Cardfight!! Vanguard Prime: Shinemon is a 2019 anime television series in the Cardfight!! Vanguard franchise that continues the reboot storyline of the Prime series, roughly based on the Cardfight!! Vanguard manga by Akira Ito. The "Shinemon Arc" is an anime-exclusive storyline based around the events ten years prior to the whole storyline, as well Card Capital's beginnings. Despite the arc being anime-exclusive, it is considered to be the fourth arc of the Cardfight!! Vanguard, and not a new season.
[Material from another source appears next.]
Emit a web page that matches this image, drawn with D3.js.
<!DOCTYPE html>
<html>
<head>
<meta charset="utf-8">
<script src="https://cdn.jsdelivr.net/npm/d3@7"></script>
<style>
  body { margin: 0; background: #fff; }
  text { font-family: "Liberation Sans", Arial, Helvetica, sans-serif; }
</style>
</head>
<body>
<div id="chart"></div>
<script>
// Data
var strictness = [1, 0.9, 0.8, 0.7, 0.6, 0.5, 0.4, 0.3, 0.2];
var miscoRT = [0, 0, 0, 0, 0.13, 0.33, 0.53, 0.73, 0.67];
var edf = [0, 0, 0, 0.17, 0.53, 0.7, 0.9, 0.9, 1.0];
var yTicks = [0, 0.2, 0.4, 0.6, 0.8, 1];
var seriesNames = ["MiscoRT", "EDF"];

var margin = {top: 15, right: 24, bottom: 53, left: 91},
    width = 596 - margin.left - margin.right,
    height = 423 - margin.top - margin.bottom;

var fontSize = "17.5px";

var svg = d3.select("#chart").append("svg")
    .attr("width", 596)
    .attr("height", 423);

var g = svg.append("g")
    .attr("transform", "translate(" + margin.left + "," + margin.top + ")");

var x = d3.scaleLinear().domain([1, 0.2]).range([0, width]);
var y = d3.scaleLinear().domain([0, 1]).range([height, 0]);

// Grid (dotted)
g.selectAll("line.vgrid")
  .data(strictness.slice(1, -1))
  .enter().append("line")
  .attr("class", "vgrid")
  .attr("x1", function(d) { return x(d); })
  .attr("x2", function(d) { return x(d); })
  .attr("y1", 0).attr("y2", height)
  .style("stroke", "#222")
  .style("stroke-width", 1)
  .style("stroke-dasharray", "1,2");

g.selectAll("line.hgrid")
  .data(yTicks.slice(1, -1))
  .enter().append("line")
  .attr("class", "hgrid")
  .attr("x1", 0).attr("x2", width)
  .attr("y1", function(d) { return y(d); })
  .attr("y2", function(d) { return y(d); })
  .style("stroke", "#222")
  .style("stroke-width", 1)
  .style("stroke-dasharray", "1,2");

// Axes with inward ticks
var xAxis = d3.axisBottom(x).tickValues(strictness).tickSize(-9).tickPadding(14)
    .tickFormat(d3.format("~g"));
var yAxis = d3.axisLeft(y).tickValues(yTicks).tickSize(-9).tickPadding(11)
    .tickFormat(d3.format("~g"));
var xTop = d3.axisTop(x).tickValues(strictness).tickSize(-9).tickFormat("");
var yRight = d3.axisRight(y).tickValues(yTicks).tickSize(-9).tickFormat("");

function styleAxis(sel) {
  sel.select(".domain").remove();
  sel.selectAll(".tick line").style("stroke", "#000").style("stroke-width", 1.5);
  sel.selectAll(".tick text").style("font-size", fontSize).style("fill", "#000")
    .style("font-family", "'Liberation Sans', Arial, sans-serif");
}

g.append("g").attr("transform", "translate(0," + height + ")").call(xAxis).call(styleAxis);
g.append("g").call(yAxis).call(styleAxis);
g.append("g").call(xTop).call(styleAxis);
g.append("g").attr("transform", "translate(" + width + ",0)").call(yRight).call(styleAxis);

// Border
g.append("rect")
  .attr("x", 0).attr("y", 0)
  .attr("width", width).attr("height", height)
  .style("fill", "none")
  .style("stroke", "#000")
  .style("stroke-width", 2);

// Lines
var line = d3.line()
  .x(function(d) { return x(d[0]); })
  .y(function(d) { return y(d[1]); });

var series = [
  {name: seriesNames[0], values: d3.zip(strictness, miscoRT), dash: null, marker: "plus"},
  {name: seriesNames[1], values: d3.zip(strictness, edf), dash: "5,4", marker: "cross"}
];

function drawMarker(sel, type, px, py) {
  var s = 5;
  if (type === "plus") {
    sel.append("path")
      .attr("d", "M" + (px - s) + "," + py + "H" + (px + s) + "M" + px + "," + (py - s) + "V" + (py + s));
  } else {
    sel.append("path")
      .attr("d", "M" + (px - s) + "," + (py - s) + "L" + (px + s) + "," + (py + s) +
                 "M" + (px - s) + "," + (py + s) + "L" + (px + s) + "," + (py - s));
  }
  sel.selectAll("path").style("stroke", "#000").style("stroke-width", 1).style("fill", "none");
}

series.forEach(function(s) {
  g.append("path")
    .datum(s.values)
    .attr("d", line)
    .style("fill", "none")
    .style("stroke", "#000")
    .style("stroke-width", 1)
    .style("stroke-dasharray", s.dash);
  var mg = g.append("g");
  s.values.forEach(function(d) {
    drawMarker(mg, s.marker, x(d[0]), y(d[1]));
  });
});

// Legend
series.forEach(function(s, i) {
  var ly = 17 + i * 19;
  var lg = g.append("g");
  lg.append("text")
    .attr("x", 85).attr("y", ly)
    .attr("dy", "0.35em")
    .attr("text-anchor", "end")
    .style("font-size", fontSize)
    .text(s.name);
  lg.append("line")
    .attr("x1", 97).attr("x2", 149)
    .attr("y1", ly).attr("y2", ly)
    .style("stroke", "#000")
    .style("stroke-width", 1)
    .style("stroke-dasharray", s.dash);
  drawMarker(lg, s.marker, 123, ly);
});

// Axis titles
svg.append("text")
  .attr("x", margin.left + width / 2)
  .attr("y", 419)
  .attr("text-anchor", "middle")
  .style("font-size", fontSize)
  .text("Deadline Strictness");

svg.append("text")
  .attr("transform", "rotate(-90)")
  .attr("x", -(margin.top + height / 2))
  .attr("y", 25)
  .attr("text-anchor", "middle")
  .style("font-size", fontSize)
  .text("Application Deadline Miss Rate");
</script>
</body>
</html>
The episodes are first broadcast on TV Tokyo at 8.00am JST Saturday and made available on the website AbemaTV at 9.00pm JST on the same night. The episodes are also uploaded with English subtitles through the official YouTube channel and Crunchyroll. The English dubbed episodes are first broadcast at 9.00pm EST on Friday nights.

Plot
This is the story of "Shinemon Nitta", the future manager of Card Capital.

10 years before the reunion of Aichi Sendou and Toshiki Kai, the card shop run by the Tokura family "Card Capital" was going out of business. Then came the attempt to take over the store by Esuka Hibino, the owner of a major card shop.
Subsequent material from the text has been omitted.